Friday was the festival’s Young Artists Day, which featured two intimate recitals by rising stars of the classical music scene in All Saints’ Church in the tiny village of Hovingham. Mishka Rushdie Momen (pictured below by Benjamin Ealovega), a pianist who was the 2021 classical music nominee for the Times Breakthrough Award at the Sky Arts Awards, and made her Wigmore Hall solo debut earlier this year, showed an innate musical sensibility combined with true technical brilliance. Opening with Bach’s simple Prelude in C major, she played with a delicate, clear tone, but displayed her real artistry in the fugue as she brilliantly illuminated each voice. Mozart’s Fantasia in C minor was vividly dramatic, as Rushdie Momen drew the audience in to the many moods of the piece, while Robert Schumann’s Variations on a theme by Clara Wieck (later to become Clara Schumann) had a gentle purity to its lush romanticism. 

To end the recital Rushdie Momen went straight from Ligeti’s Étude no 10: The Sorcerer’s Apprentice, to Schubert’s Wanderer Fantaisie. She likened the former to a glass of champagne, and indeed this pithy little piece sparkled and bubbled with an ebullient flow. Her virtuosity was best displayed in the Schubert, though, as she took the music seamlessly from fiery potency to dreamy tranquillity. Her feathery touches in the upper registers in the third presto movement led way to a strong, strident fugue passage in the final allegro

The second young artist recital was given by violinist Charlotte Saluste-Bridoux and pianist Ljubica Stojanovic, both of whom are completing postgraduate studies, Saluste-Bridoux at the Royal College of Music and Stojanovic at the Universität der Künste, Berlin. Opening with a work for solo scordatura violin, Saluste-Bridoux played Ignaz Franz Biber’s Passacaglia in G minor with a raw, heartfelt tone and deft, delicate ornamentation. Schubert’s Fantaisie in C major for violin and piano saw Stojanovic give a soft, quivering quality to the opening bars in the piano part, before adding passion and power to the more florid final section. 

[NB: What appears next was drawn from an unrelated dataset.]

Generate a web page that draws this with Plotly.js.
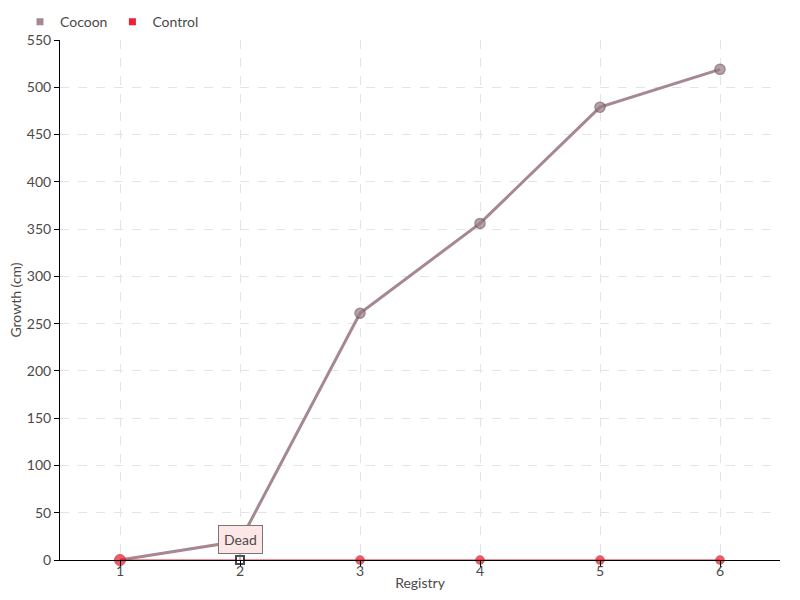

The recital ended with Brahms’s First Violin Sonata, where the composer quotes his earlier work "Regenlied" (rain song), which was only too appropriate for the weather outside. The violin’s soft pizzicatos in the first movement were reminiscent of summer raindrops, and Saluste-Bridoux's tender double stopping in the second movement were beautifully matched with Stojanovic’s deep, dark hues from the keyboard. The final movement saw more of Saluste-Bridoux’s impassioned playing paired with an ardent drive from Stojanovic on the piano, before both musicians brought the piece to a calming and soothing end, like the sun shining through at the end of a rainshower.